Une vue générale de l’exposition (Cl. Claude Bureau)
Exposition biennale de la
« Jeune Gravure Contemporaine »
8 février – 1er mars 2023
Mairie du VIe arrondissement
78 rue Bonaparte 75006 Paris
Suivant une mode maintenant bien répandue parmi les organisateurs d’expositions annuelles, biennales ou triennales, c’est à travers ce thème que l’association « Jeune Gravure Contemporaine » a convié ses sociétaires et leurs invités à élaborer leur participation pour sa traditionnelle biennale au salon du « Vieux Colombier » de la mairie du VIe à Paris. Une part des cimaises est aussi consacrée à une petite rétrospective en hommage à un de ses sociétaires et ancien président récemment disparu : André Béguin.
Boire à travers une paille est enfantin et anodin, boire de travers peut s’avérer dangereux voire fatal. Marcher à travers une forêt apaise les tourments, marcher de travers augure mal de sa bonne réputation. Regarder à travers des lunettes semble habituel, regarder de travers son prochain demeure toujours inamical. Et, ainsi de suite. Le visiteur, prévenu par ce jeu aux multiples entrées et significations, s’attend donc, au cours de sa déambulation attentive dans la vaste salle et son promenoir en mezzanine, à de nombreuses transcriptions graphiques de ces jeux de mots. Souvent le fil est bien ténu entre la contrainte imposée et les propositions formelles. L’accrochage soigné donne cependant toute sa place à l’univers personnel de chacun des artistes présents grâce au nombre de leurs estampes exposées. Il ne reste plus qu’à laisser son regard capter celles qui retiennent la vigilance et l’émotion.
Les triptyques de Caroline Garcia et Rosa Burdeos (Cl. Claude Bureau)
Les planchettes de Caroline Garcia toutes empilées de travers en équilibre précaire passent à travers trois grandes pages blanches infiniment. Les paysages à la dérive de Line Sialelli s’écroulent de travers sur la gauche où des lévriers féroces tentent de pister toute une faune réfugiée au travers d’un entrelacs de branchages tandis qu’un pauvre randonneur lutte pour échapper aux vagues tourbillonnantes qui tranchent celui où il marchait. On peut passer au travers des noirs arcs en plein cintre des obscurs tunnels mémoriels de Pascale Simonet sans rompre le fil d’Ariane rouge qui les traverse. Dans son style minimal Anne Paulus pose de travers un disque blanc à peine parsemé de constellations noires au travers duquel un faisceau de traits brisés en verre transparent luit.

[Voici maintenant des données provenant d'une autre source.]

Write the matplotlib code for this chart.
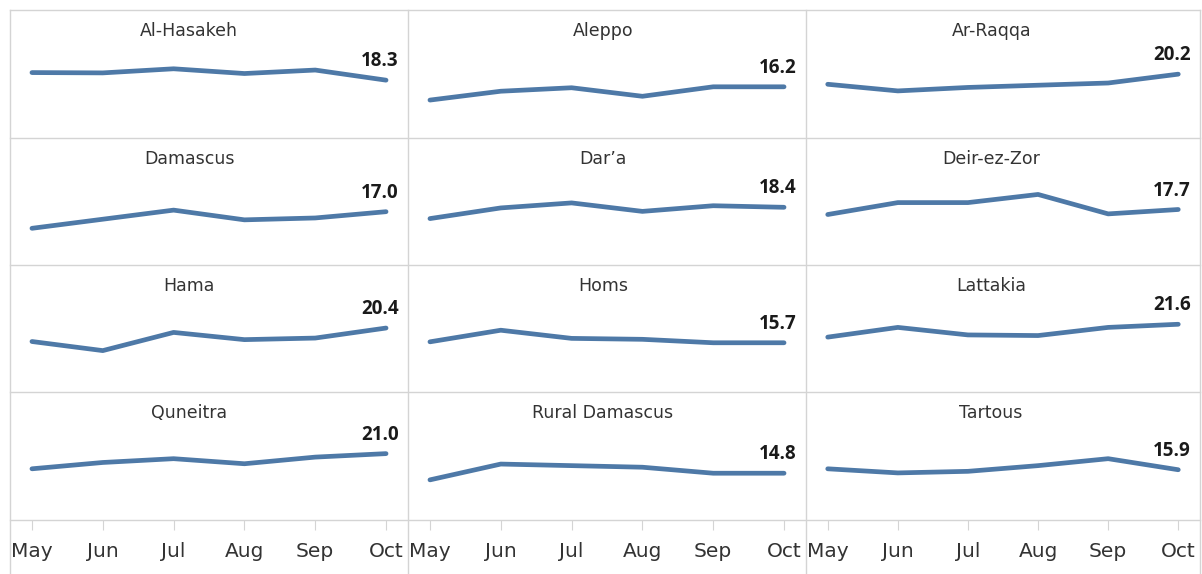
import matplotlib.pyplot as plt
from matplotlib.lines import Line2D

plt.rcParams['font.family'] = ['DejaVu Sans']

# data
months = ["May", "Jun", "Jul", "Aug", "Sep", "Oct"]
regions = ["Al-Hasakeh", "Aleppo", "Ar-Raqqa",
           "Damascus", "Dar\u2019a", "Deir-ez-Zor",
           "Hama", "Homs", "Lattakia",
           "Quneitra", "Rural Damascus", "Tartous"]

al_hasakeh = [20.7, 20.6, 21.9, 20.4, 21.5, 18.3]
aleppo = [12.0, 14.8, 15.9, 13.2, 16.2, 16.2]
ar_raqqa = [17.0, 14.9, 16.0, 16.7, 17.4, 20.2]
damascus = [11.7, 14.6, 17.5, 14.4, 15.0, 17.0]
dara = [14.8, 18.2, 19.8, 17.1, 18.9, 18.4]
deir_ez_zor = [16.1, 19.9, 19.9, 22.5, 16.3, 17.7]
hama = [16.1, 13.2, 19.0, 16.7, 17.2, 20.4]
homs = [16.0, 19.7, 17.1, 16.8, 15.7, 15.7]
lattakia = [17.5, 20.6, 18.2, 18.0, 20.6, 21.6]
quneitra = [16.2, 18.2, 19.4, 17.8, 19.9, 21.0]
rural_damascus = [12.7, 17.7, 17.2, 16.7, 14.8, 14.8]
tartous = [16.2, 14.9, 15.4, 17.2, 19.4, 15.9]

series = [al_hasakeh, aleppo, ar_raqqa, damascus, dara, deir_ez_zor,
          hama, homs, lattakia, quneitra, rural_damascus, tartous]

W, H = 1202, 574
fig = plt.figure(figsize=(W / 100, H / 100), dpi=100)

xs = [10, 408, 806, 1200]
ys = [10, 138, 265, 392, 520]
title_x = [0.45, 0.49, 0.47]

line_color = "#4e79a7"
grid_color = "#d4d4d4"

for i, (name, vals) in enumerate(zip(regions, series)):
    r, c = divmod(i, 3)
    ax = fig.add_axes([xs[c] / W, (H - ys[r + 1]) / H,
                       (xs[c + 1] - xs[c]) / W, (ys[r + 1] - ys[r]) / H])
    ax.plot(range(len(months)), vals, color=line_color, lw=3.4,
            solid_capstyle="round", solid_joinstyle="round")
    ax.set_xlim(-0.31, 5.31)
    ax.set_ylim(0, 40.5)
    for s in ax.spines.values():
        s.set_visible(False)
    ax.set_yticks([])
    ax.text(title_x[c], 0.835, name, transform=ax.transAxes, ha="center",
            va="center", fontsize=12.5, color="#333333")
    ax.annotate(f"{vals[-1]:.1f}", xy=(5, vals[-1]), xytext=(9, 10),
                textcoords="offset points", ha="right", va="baseline",
                fontsize=13.5, fontweight="bold", color="#1a1a1a",
                family="Open Sans")
    if r == 3:
        ax.set_xticks(range(len(months)))
        ax.set_xticklabels(months)
        ax.tick_params(axis="x", length=7, color=grid_color, pad=9,
                       labelsize=14.5, labelcolor="#333333")
    else:
        ax.set_xticks([])

# panel borders
for y in ys:
    fig.add_artist(Line2D([xs[0] / W, xs[-1] / W], [1 - y / H, 1 - y / H],
                          color=grid_color, lw=1))
for x in xs:
    fig.add_artist(Line2D([x / W, x / W], [1 - ys[0] / H, 0],
                          color=grid_color, lw=1))

fig.savefig("out.png", dpi=100, facecolor="white")
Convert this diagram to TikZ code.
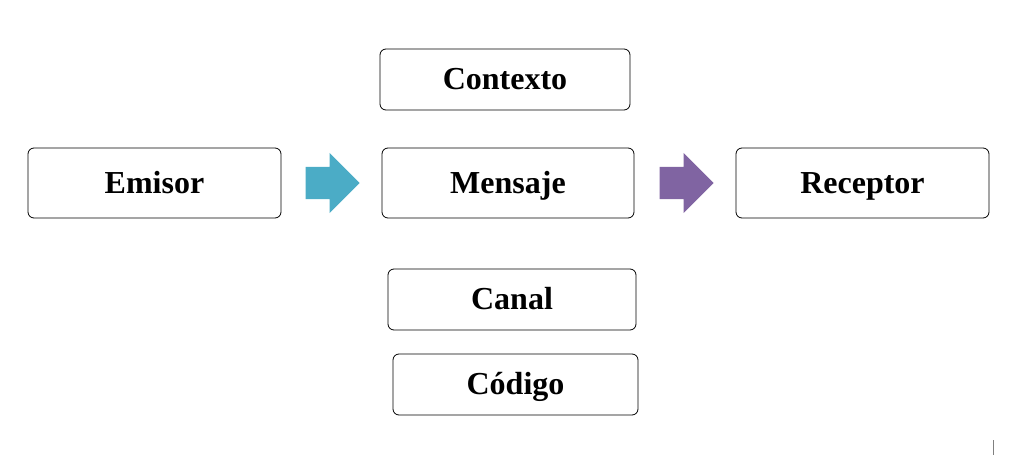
\documentclass[tikz,border=0pt]{standalone}
\usepackage{fontspec}
\setmainfont{Liberation Serif}
\usetikzlibrary{shapes.arrows}
\definecolor{flechaAzul}{HTML}{4BACC6}
\definecolor{flechaMorada}{HTML}{8064A2}
\tikzset{
  caja/.style={draw, thick, rounded corners=6pt, fill=white, text height=24pt, text depth=3pt, font=\fontsize{32}{36}\selectfont\bfseries},
  flecha/.style={single arrow, anchor=tip, minimum height=54pt, inner xsep=0pt, inner ysep=16pt, single arrow head extend=14pt, draw=none}
}
\begin{document}
\begin{tikzpicture}[x=1pt, y=-1pt]
	\useasboundingbox (0,0) rectangle (1021,457);

	\node [caja, minimum width=250pt, minimum height=61pt] (contexto) at (505,79.5) {Contexto};
	\node [caja, minimum width=253pt, minimum height=70pt] (emisor) at (154.5,183) {Emisor};
	\node [caja, minimum width=252pt, minimum height=70pt] (mensaje) at (508,183) {Mensaje};
	\node [caja, minimum width=253pt, minimum height=70pt] (receptor) at (862.5,183) {Receptor};
	\node [caja, minimum width=248pt, minimum height=61pt] (canal) at (512,299.5) {Canal};
	\node [caja, minimum width=245pt, minimum height=61pt] (codigo) at (515.5,384.5) {Código};

	\node [flecha, fill=flechaAzul] (flecha1) at (360,183) {};
	\node [flecha, fill=flechaMorada] (flecha2) at (714,183) {};

	\draw [thin, gray] (993,440) -- (993,455);
\end{tikzpicture}
\end{document}
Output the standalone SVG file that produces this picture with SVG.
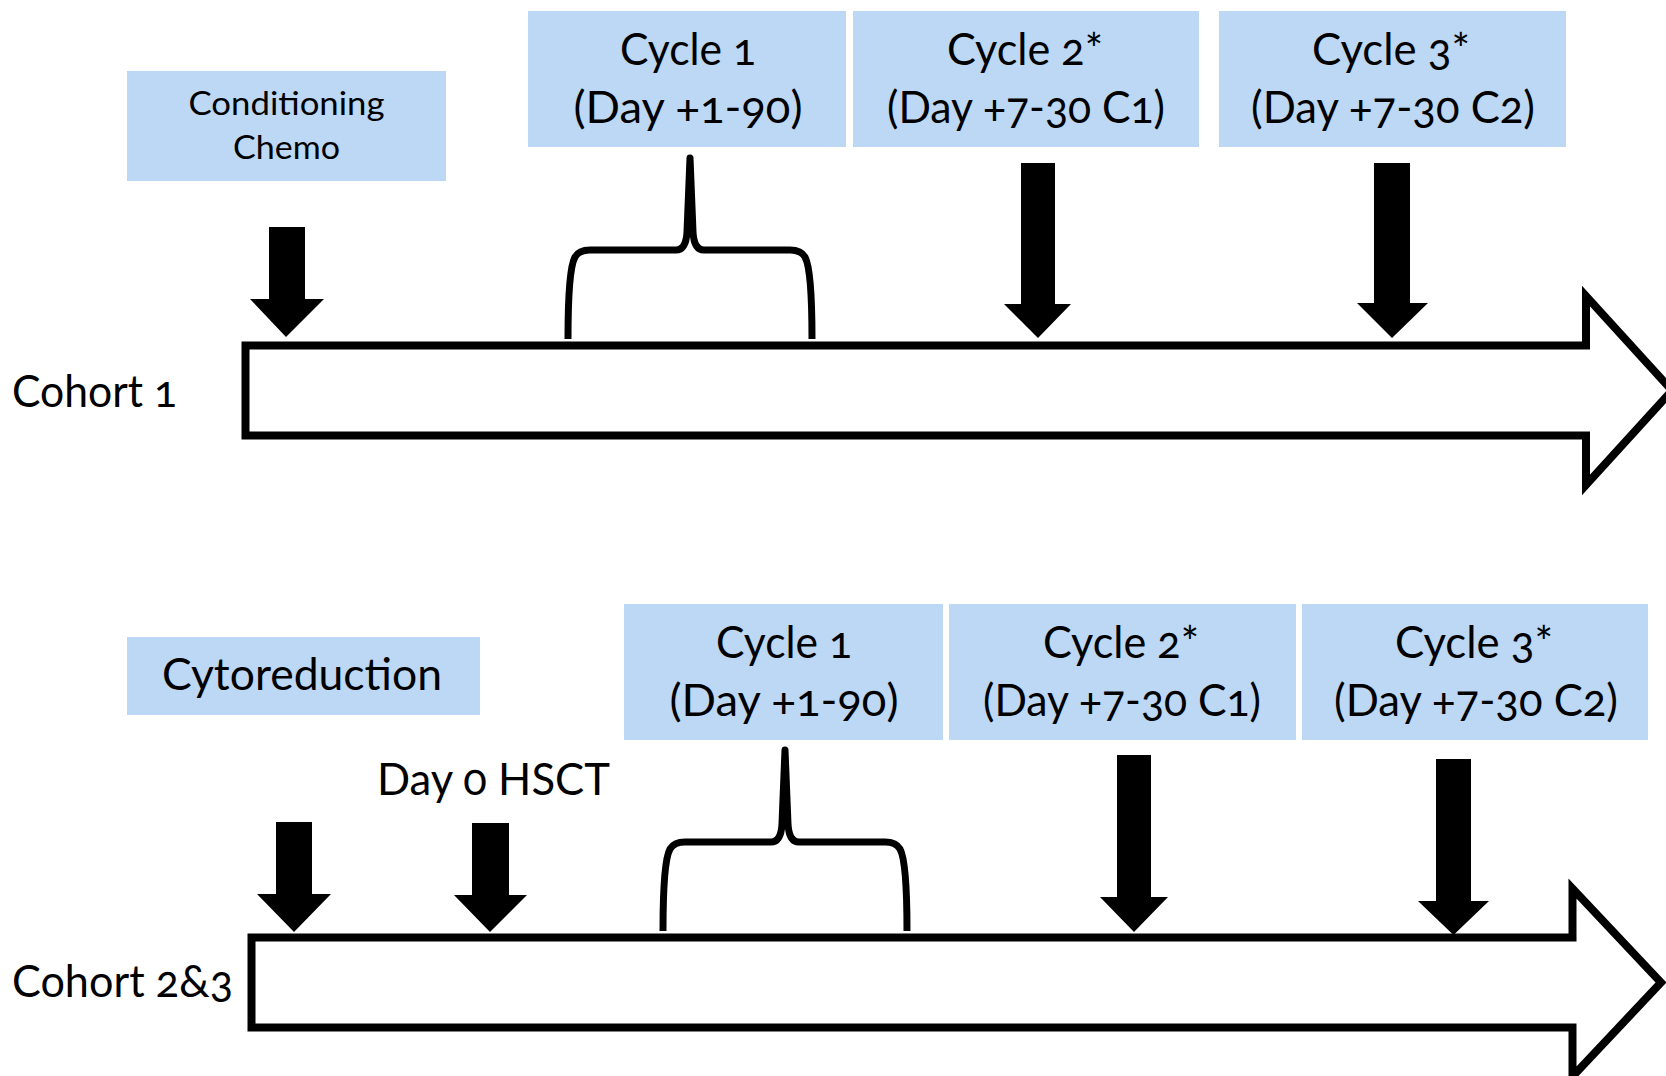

Le panneau de Toshiko Hishida (Cl. Claude Bureau)
Toshiko Hishida manie avec virtuosité les transparences de ses encres au travers d’objets quotidiens : verres et vases où se jouent les diffractions de la lumière. Les plaques de carton gravé multicolores de Dominique Moindraut toutes juxtaposées de travers au centre de trois plages blanches défient les certitudes orthogonales du monde carré qui les supporte. Il faut savoir gré à Nicolas Sochos d’avoir invité Paul Diemunsch qui regarde de travers ses semblables d’hier et d’aujourd’hui dont le burlesque et le tragique s’entremêlent dans des mises en scène picaresques aux traits acérés et sûrs. Enfin, les créatures hallucinées et dés-ailées de Violaine Fayolle s’égaillent à travers les frises, cintres et portants de ses petits théâtres découpés en une poétique partie de cache-cache. Comme le rappelle le très documenté catalogue de l’exposition, la qualité formelle et la probité technique sont donc de nouveau au rendez-vous de ce presque centenaire événement stampassin.